There’s also the beautiful Saxa Jutul, Fjor’s sister who got hot and heavy with Magne last season, which now complicates things; while other key figures include Wotan, who’s helping Magne mount a case against the Jutuls and who’s also the reincarnation of the god-king Odin.
“This is it, the last battle between gods and giants”
Ragnarok first debuted on the streamer back in 2020 — and, as I noted above, I’ve appreciated the creativity of the approach here much more than anything I’ve seen from Marvel’s TV shows (with a few exceptions like WandaVision, which is great). Here, the characters are humans who also happen to be supernatural, as opposed to Marvel’s approach to storytelling — which is generally just to shoehorn superheroes into human settings and stories.
The fact that Ragnarok also isn’t a straightforward origin story, instead presenting Thor as reincarnated in the form of a modern young man, also arguably means you don’t have to have seen the Thor movies or even be much of a Marvel fan at all to jump right in here.

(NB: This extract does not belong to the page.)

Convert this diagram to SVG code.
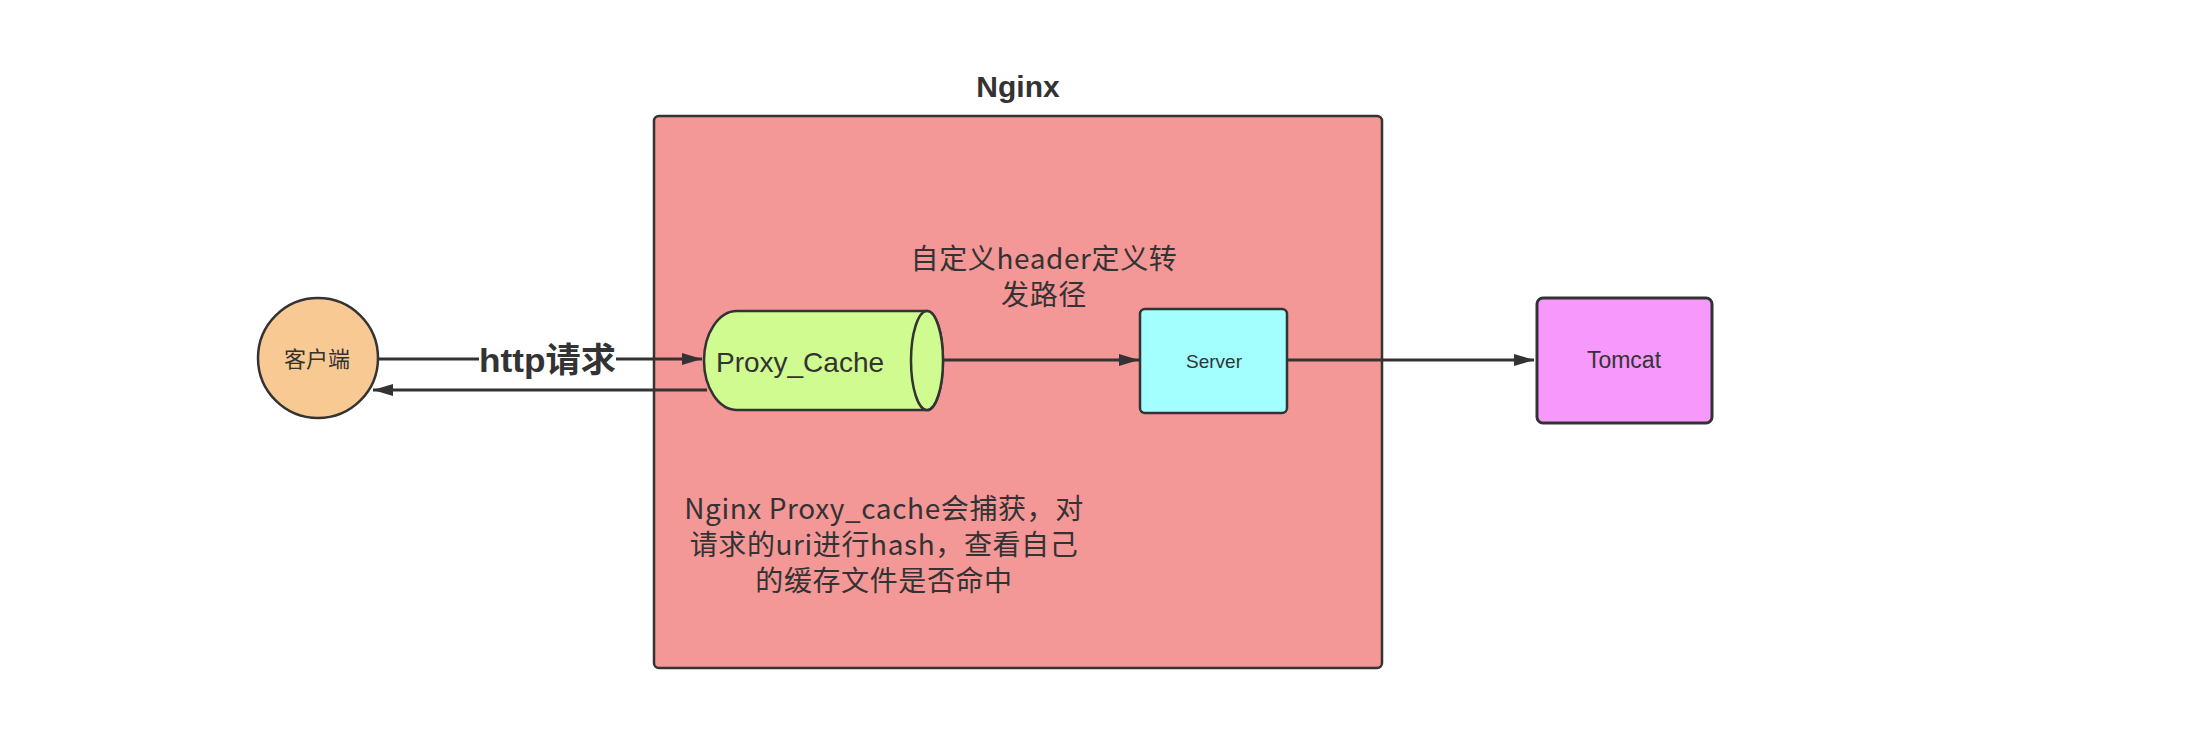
<svg xmlns="http://www.w3.org/2000/svg" width="2206" height="745" viewBox="0 0 2206 745">
  <style>
    .stroke { stroke: #333333; stroke-width: 2.5; }
    .conn { stroke: #333333; stroke-width: 3; fill: none; }
    .lbl { font-family: "Liberation Sans", "Noto Sans CJK SC", sans-serif; fill: #333333; text-anchor: middle; }
    .cjk { font-family: "Noto Sans CJK SC", sans-serif; fill: #333333; text-anchor: middle; font-size: 28px; letter-spacing: 0.6px; }
  </style>
  <defs>
    <marker id="arrow" viewBox="0 0 20 12" refX="20" refY="6" markerWidth="20" markerHeight="12" markerUnits="userSpaceOnUse" orient="auto">
      <path d="M0,0 L20,6 L0,12 Z" fill="#333333"/>
    </marker>
  </defs>
  <rect width="2206" height="745" fill="#ffffff"/>

  <g id="nginx">
    <rect x="654" y="116" width="728" height="552" rx="5" fill="#f49797" class="stroke"/>
    <text x="1018" y="97" class="lbl" font-size="30" font-weight="bold" fill="#222222">Nginx</text>
    <text x="1044" y="269" class="cjk">自定义header定义转</text>
    <text x="1044" y="305" class="cjk">发路径</text>
    <text x="884" y="519" class="cjk">Nginx Proxy_cache会捕获，对</text>
    <text x="884" y="555" class="cjk">请求的uri进行hash，查看自己</text>
    <text x="884" y="591" class="cjk">的缓存文件是否命中</text>
  </g>

  <g id="connectors">
    <line x1="378" y1="359" x2="702" y2="359" class="conn" marker-end="url(#arrow)"/>
    <line x1="707" y1="390" x2="373" y2="390" class="conn" marker-end="url(#arrow)"/>
    <line x1="943" y1="360" x2="1139" y2="360" class="conn" marker-end="url(#arrow)"/>
    <line x1="1287" y1="360" x2="1534" y2="360" class="conn" marker-end="url(#arrow)"/>
    <rect x="479" y="340" width="137" height="40" fill="#ffffff"/>
    <text x="547.5" y="372" class="lbl" font-size="34" font-weight="bold" fill="#333333" textLength="137" lengthAdjust="spacingAndGlyphs">http请求</text>
  </g>

  <g id="client">
    <circle cx="318" cy="358" r="60" fill="#f9c993" class="stroke"/>
    <text x="317" y="367" class="cjk" style="font-size:22px;letter-spacing:0" fill="#555555">客户端</text>
  </g>

  <g id="proxy_cache">
    <path d="M737,311 L927,311 A16,49.5 0 0 1 927,410 L737,410 A33,49.5 0 0 1 737,311 Z" fill="#cffb91" class="stroke"/>
    <ellipse cx="927" cy="360.5" rx="16" ry="49.5" fill="#cffb91" class="stroke"/>
    <text x="800" y="372" class="lbl" font-size="28" fill="#444444">Proxy_Cache</text>
  </g>

  <g id="server">
    <rect x="1140" y="309" width="147" height="104" rx="5" fill="#a3fefe" class="stroke"/>
    <text x="1214" y="368" class="lbl" font-size="19" fill="#555555">Server</text>
  </g>

  <g id="tomcat">
    <rect x="1537" y="298" width="175" height="125" rx="6" fill="#f698fc" stroke="#333333" stroke-width="3"/>
    <text x="1624" y="368" class="lbl" font-size="23" fill="#444444">Tomcat</text>
  </g>
</svg>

In the second season, Magne (the reincarnated Thor) joins forces with other residents of the town, who we come to realize are the embodiment of additional Norse gods. There are also some pretty stunning climactic moments throughout the show, like at the end of season one when one of the giants is fighting with Magne — who’s still coming to terms with his identity — and in a terrifying rage, the boy calls down lightning from the sky.
Likewise, the epic moment in season two, when Magne has just fashioned his hammer and hurls it at a car carrying two of “the giants” — ripping the car in half and sending an incredible shower of sparks in its wake. Season 3 begins with Magne, having named his hammer Mjölnir just like Thor’s, turning all of his attention to fighting and exposing the Jutuls. Laurits’ allegiance, meanwhile, is torn between his birth family and his adopted one, and this time around, he has an all-powerful sea serpent ready to help him create some Loki-style mischief.
The whole thing is a thrilling, fun, escapist ride, and I can’t wait to see how it ends.